Dagestan adalah salah satu wilayah paling miskin di Rusia karena tingginya pengangguran dan perlawanan kaum Islam radikal yang menyebar dari Chechnya.

Keluarga Tsarnaev tidak tinggal lama di Dagestan karena pada 2002 pindah ke AS di mana mereka mengajukan status pengungsi dan menetap di sana.

"Dagestan kini menjadi titik api paling akut di Rusia," kata Grigory Shvedov, kepala editor koran specialis Internet Caucasian Knot (www.caucasianknot.info) kepada AFP.

"Perkembangan terorisme dan perselisihan paham ini terjadi karena tingginya tingkat kereligiusan, tingginya tingkat korupsi dan rendahnya tingkat pengawasan pemerintah pusat. Semua faktor ini tumbuh di era pasca-Soviet."

Pada tahun-tahun belakangan Tamerlan kerap memposting video-video militan di YouTube atas namanya, dan berkunjung ke Dagestan dan Chechnya selama enam bulan pada 2012.

Pada tahun-tahun setelah Perang Chenchnya kedua pasca-Soviet, kelompok perlawanan anti-Kremlin mulai menguatkan akar radikalisme Islam mereka, bukan lagi separatisme.

Belum jelas benar apakah Tamerlan mempunyai kaitan dengan pemberontak radikal Islam Chechen yang memimpikan satu emirat di Kaukasus Utara yang didasarkan hukum Islam.

Kelompok pemberontak Vilayat Dagestan yang adalah cabang dari Emirat Kaukasus pimpinan tokoh militan Doku Umarov sendiri, menolak mempunyai kaitan dengan pemboman Boston.

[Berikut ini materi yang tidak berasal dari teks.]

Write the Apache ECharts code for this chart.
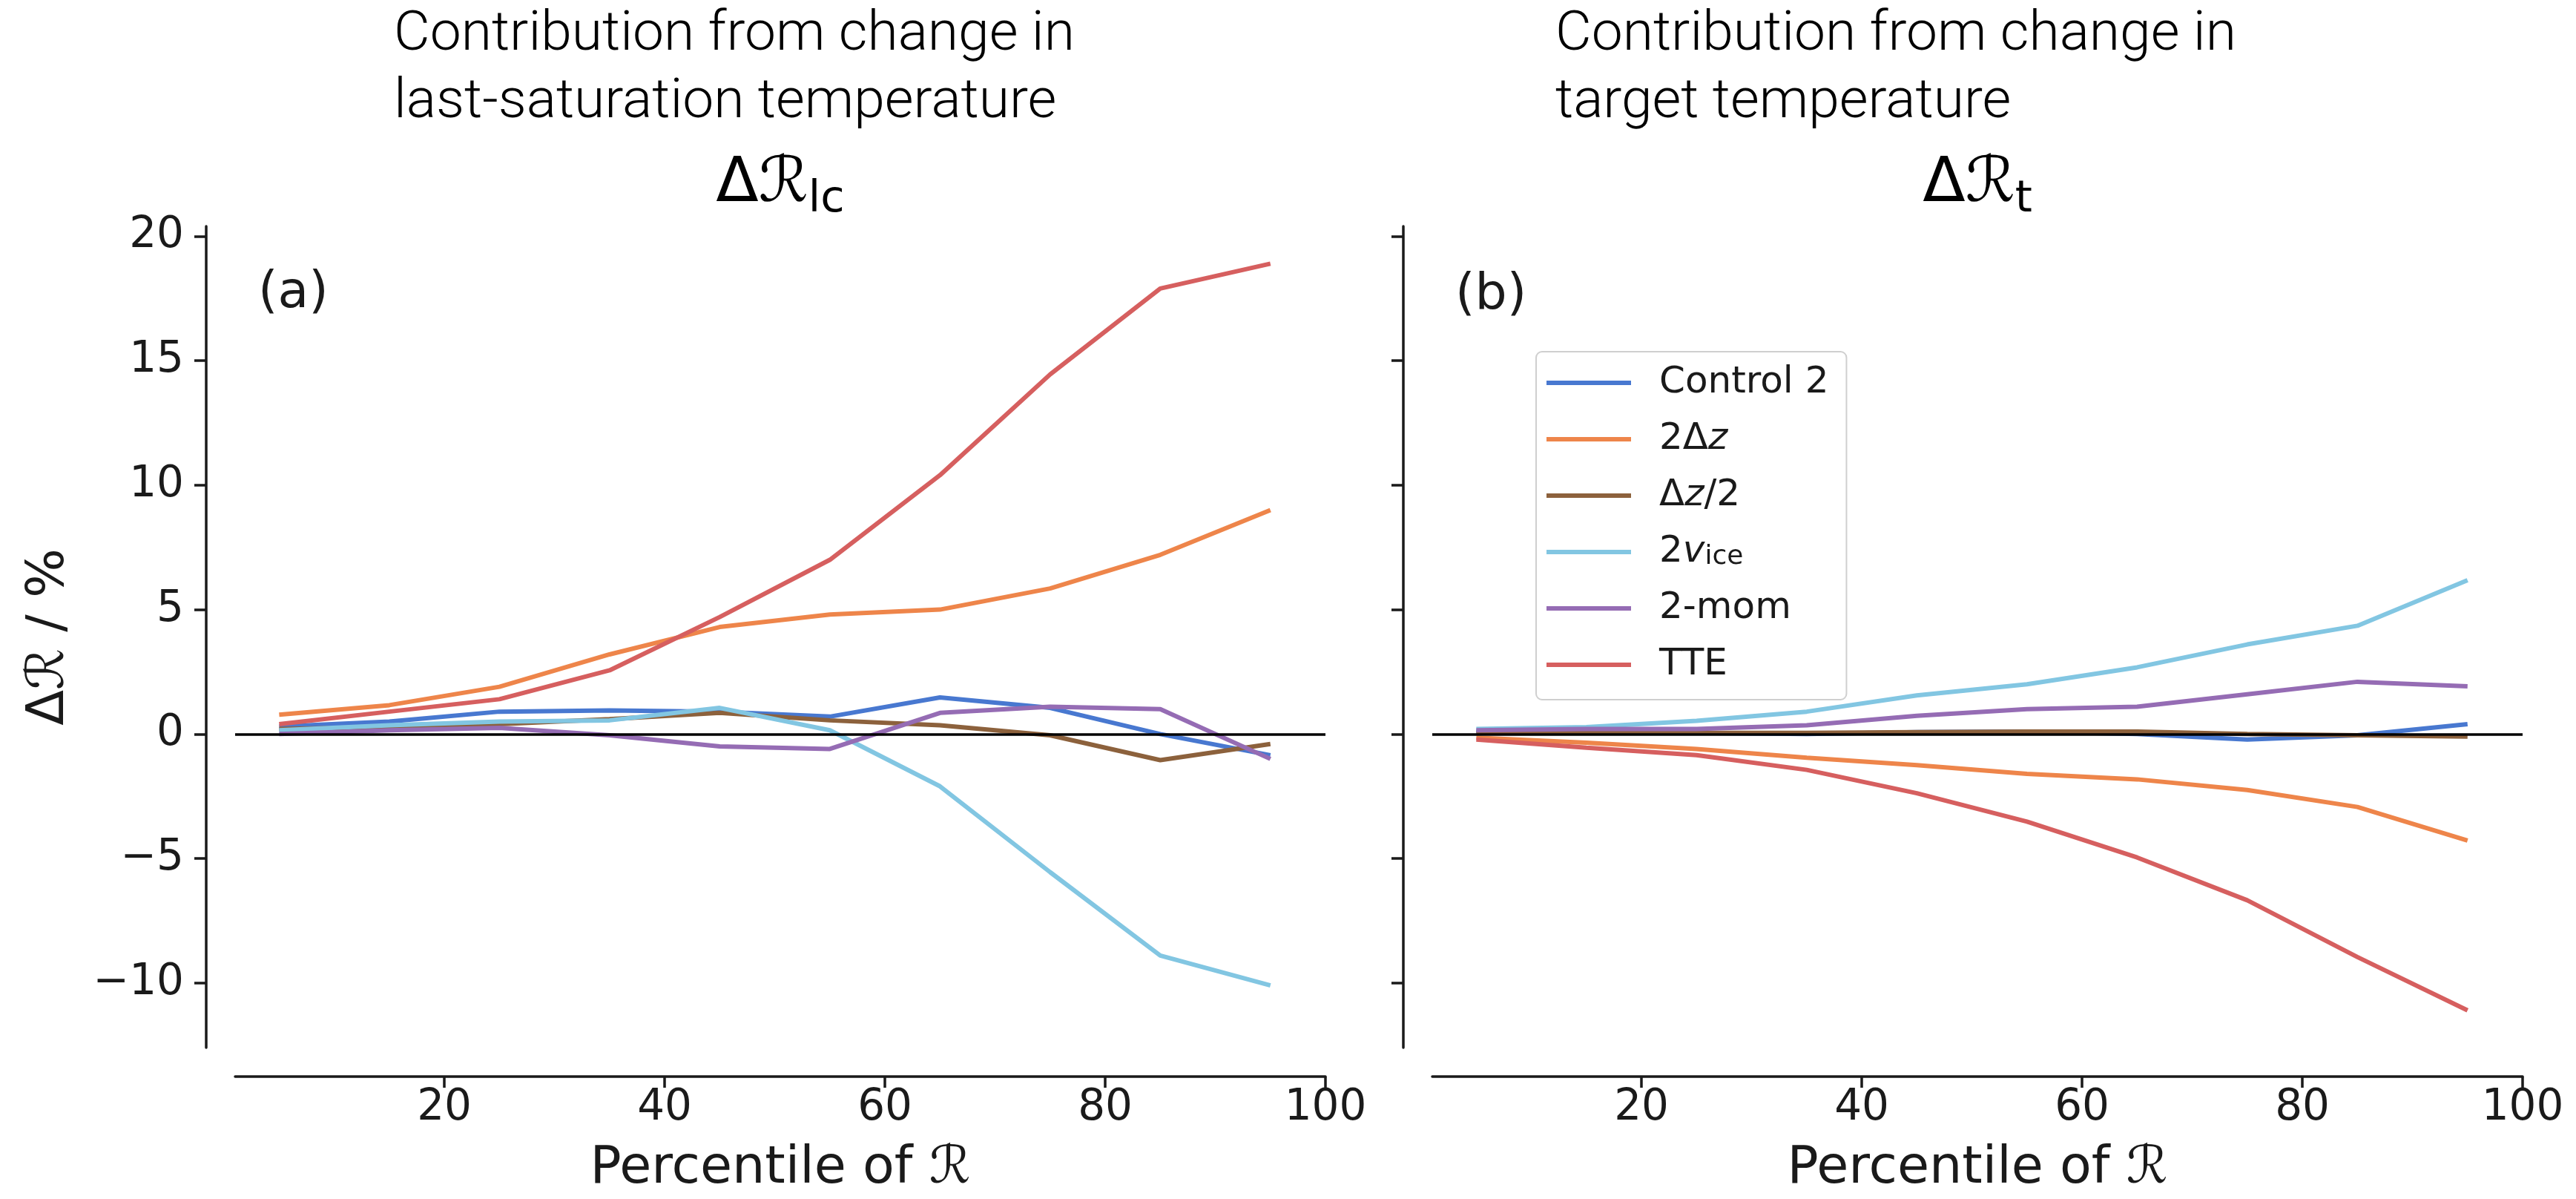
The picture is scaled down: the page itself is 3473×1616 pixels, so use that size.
<!DOCTYPE html>
<html>
<head>
<meta charset="utf-8">
<script src="https://cdn.jsdelivr.net/npm/echarts@6/dist/echarts.min.js"></script>
<style>
  html, body { margin: 0; padding: 0; background: #fff; }
  #chart { width: 3473px; height: 1616px; }
</style>
</head>
<body>
<div id="chart"></div>
<script>
// ---------------- DATA ----------------
const percentiles = [5, 15, 25, 35, 45, 55, 65, 75, 85, 95];
const seriesNames = ['Control 2', '2Δz', 'Δz/2', '2vice', '2-mom', 'TTE'];
const seriesColors = ['#4878D0', '#EE854A', '#8C613C', '#82C6E2', '#956CB4', '#D65F5F'];

// Panel (a): contribution from change in last-saturation temperature
const lcControl2 = [0.30, 0.50, 0.90, 0.95, 0.90, 0.70, 1.47, 1.05, 0.00, -0.85];
const lcTwoDz    = [0.78, 1.16, 1.90, 3.20, 4.30, 4.80, 5.00, 5.85, 7.20, 9.00];
const lcHalfDz   = [0.20, 0.28, 0.40, 0.60, 0.85, 0.55, 0.35, -0.05, -1.05, -0.40];
const lcTwoVice  = [0.15, 0.35, 0.50, 0.55, 1.05, 0.15, -2.10, -5.55, -8.90, -10.10];
const lcTwoMom   = [0.00, 0.15, 0.25, -0.05, -0.50, -0.60, 0.85, 1.10, 1.00, -1.00];
const lcTTE      = [0.40, 0.90, 1.40, 2.56, 4.70, 7.00, 10.40, 14.45, 17.90, 18.90];

// Panel (b): contribution from change in target temperature
const tControl2 = [0.10, 0.10, 0.05, 0.00, 0.08, 0.10, 0.00, -0.22, -0.05, 0.40];
const tTwoDz    = [-0.15, -0.35, -0.60, -0.95, -1.25, -1.60, -1.82, -2.25, -2.93, -4.28];
const tHalfDz   = [0.05, 0.05, 0.05, 0.05, 0.08, 0.10, 0.10, 0.00, -0.05, -0.10];
const tTwoVice  = [0.20, 0.28, 0.53, 0.90, 1.55, 2.00, 2.68, 3.60, 4.35, 6.18];
const tTwoMom   = [0.15, 0.20, 0.20, 0.35, 0.73, 1.00, 1.10, 1.60, 2.10, 1.92];
const tTTE      = [-0.22, -0.55, -0.85, -1.44, -2.38, -3.52, -4.96, -6.68, -8.96, -11.10];

const xTicks = [20, 40, 60, 80, 100];
const yTicks = [-10, -5, 0, 5, 10, 15, 20];
const xRange = [1, 100];
const yRange = [-12.6, 20.4];
const zeroLevel = [0];

const panelA = [lcControl2, lcTwoDz, lcHalfDz, lcTwoVice, lcTwoMom, lcTTE];
const panelB = [tControl2, tTwoDz, tHalfDz, tTwoVice, tTwoMom, tTTE];

// ---------------- STYLE ----------------
const INK = '#1a1a1a';
const BASE_FONT = '"DejaVu Sans", sans-serif';
const TITLE_FONT = 'Roboto, "Liberation Sans", sans-serif';

const grids = [
  { left: 317, top: 305, width: 1470, height: 1113 },
  { left: 1931, top: 305, width: 1470, height: 1113 }
];

function makeX(gi) {
  return {
    type: 'value', gridIndex: gi, min: xRange[0], max: xRange[1],
    offset: 39,
    name: 'Percentile of ℛ', nameLocation: 'middle', nameGap: 90,
    nameTextStyle: { fontFamily: BASE_FONT, fontSize: 70, color: INK },
    axisLine: { show: true, onZero: false, lineStyle: { color: INK, width: 3.5 } },
    axisTick: { show: true, length: 15, customValues: xTicks, lineStyle: { color: INK, width: 3.5 } },
    axisLabel: { show: true, customValues: xTicks, margin: 14, fontFamily: BASE_FONT, fontSize: 58, color: INK },
    splitLine: { show: false }
  };
}
function fmtY(v) { return v < 0 ? '\u2212' + Math.abs(v) : String(v); }
function makeY(gi, withLabels) {
  return {
    type: 'value', gridIndex: gi, min: yRange[0], max: yRange[1],
    offset: 39,
    name: withLabels ? 'Δℛ / %' : '', nameLocation: 'middle', nameGap: 176,
    nameTextStyle: { fontFamily: BASE_FONT, fontSize: 70, color: INK },
    axisLine: { show: true, onZero: false, lineStyle: { color: INK, width: 3.5 } },
    axisTick: { show: true, length: 16, customValues: yTicks, lineStyle: { color: INK, width: 3.5 } },
    axisLabel: { show: withLabels, customValues: yTicks, margin: 30, fontFamily: BASE_FONT, fontSize: 58, color: INK, formatter: fmtY },
    splitLine: { show: false }
  };
}

const series = [];
[panelA, panelB].forEach(function (panel, gi) {
  panel.forEach(function (vals, si) {
    series.push({
      type: 'line', name: seriesNames[si], xAxisIndex: gi, yAxisIndex: gi,
      data: percentiles.map(function (p, k) { return [p, vals[k]]; }),
      showSymbol: false, symbol: 'none', smooth: false,
      lineStyle: { color: seriesColors[si], width: 6 },
      itemStyle: { color: seriesColors[si] },
      emphasis: { disabled: true },
      z: 2
    });
  });
  series.push({
    type: 'line', name: 'zero' + gi, xAxisIndex: gi, yAxisIndex: gi, data: [],
    z: 3,
    markLine: {
      silent: true, symbol: ['none', 'none'], animation: false,
      label: { show: false },
      lineStyle: { color: '#000', width: 3.5, type: 'solid' },
      emphasis: { disabled: true },
      data: zeroLevel.map(function (v) { return { yAxis: v }; })
    }
  });
});

const legendRich = {
  n: { fontFamily: BASE_FONT, fontSize: 50, lineHeight: 50, color: INK },
  i: { fontFamily: BASE_FONT, fontStyle: 'italic', fontSize: 50, lineHeight: 50, color: INK },
  s: { fontFamily: BASE_FONT, fontSize: 36, lineHeight: 22, verticalAlign: 'bottom', color: INK }
};
const legendLabels = {
  'Control 2': '{n|Control 2}',
  '2Δz': '{n|2Δ}{i|z}',
  'Δz/2': '{n|Δ}{i|z}{n|/2}',
  '2vice': '{n|2}{i|v}{s|ice}',
  '2-mom': '{n|2-mom}',
  'TTE': '{n|TTE}'
};

const titleRich = {
  m: { fontFamily: BASE_FONT, fontSize: 84, lineHeight: 100, color: INK },
  s: { fontFamily: BASE_FONT, fontSize: 59, lineHeight: 45, verticalAlign: 'bottom', color: INK }
};

const topTitles = [
  { x: 531, lines: ['Contribution from change in', 'last-saturation temperature'] },
  { x: 2097, lines: ['Contribution from change in', 'target temperature'] }
];

const graphics = [];
topTitles.forEach(function (t) {
  t.lines.forEach(function (line, li) {
    graphics.push({
      type: 'text', silent: true,
      style: { text: line, x: t.x, y: 48 + li * 91.5, fontFamily: TITLE_FONT, fontWeight: 300, fontSize: 75,
               fill: '#000', align: 'left', verticalAlign: 'middle' }
    });
  });
});
graphics.push({ type: 'text', silent: true,
  style: { text: '{m|Δℛ}{s|lc}', rich: titleRich, x: 1052, y: 249, align: 'center', verticalAlign: 'middle' } });
graphics.push({ type: 'text', silent: true,
  style: { text: '{m|Δℛ}{s|t}', rich: titleRich, x: 2666, y: 249, align: 'center', verticalAlign: 'middle' } });
graphics.push({ type: 'text', silent: true,
  style: { text: '(a)', x: 348, y: 396, fontFamily: BASE_FONT, fontSize: 68, fill: INK, align: 'left', verticalAlign: 'middle' } });
graphics.push({ type: 'text', silent: true,
  style: { text: '(b)', x: 1962, y: 399, fontFamily: BASE_FONT, fontSize: 68, fill: INK, align: 'left', verticalAlign: 'middle' } });

const option = {
  animation: false,
  backgroundColor: '#fff',
  grid: grids,
  xAxis: [makeX(0), makeX(1)],
  yAxis: [makeY(0, true), makeY(1, false)],
  legend: {
    data: seriesNames,
    orient: 'vertical',
    left: 2071, top: 474,
    icon: 'rect', itemWidth: 114, itemHeight: 6, itemGap: 26,
    padding: [17, 24, 22, 14],
    backgroundColor: 'rgba(255,255,255,0.85)',
    borderColor: '#cfcfcf', borderWidth: 2, borderRadius: 8,
    selectedMode: false,
    formatter: function (name) { return legendLabels[name] || name; },
    textStyle: { fontFamily: BASE_FONT, fontSize: 50, color: INK, padding: [0, 0, 0, 33], rich: legendRich }
  },
  graphic: graphics,
  series: series
};

const chart = echarts.init(document.getElementById('chart'), null, { renderer: 'canvas' });
chart.setOption(option);
</script>
</body>
</html>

Menurut Shvedov, ketertarikan kepada militansi bisa saja didorong kenangan-kenangan orangtuanya pada Perang Chechen, kenangan sanak keluarga Chechen saat dideportasi Stalin, selain juga isu-isu seperti Suriah dan Perang Irak.

Namun elemen paling besar pengaruhnya adalah propoganda yang didasari kritik atas dominasi AS dan anggapan ada upaya-upaya menghancurkan Islam, kata Shvedov seperti dikutip AFP.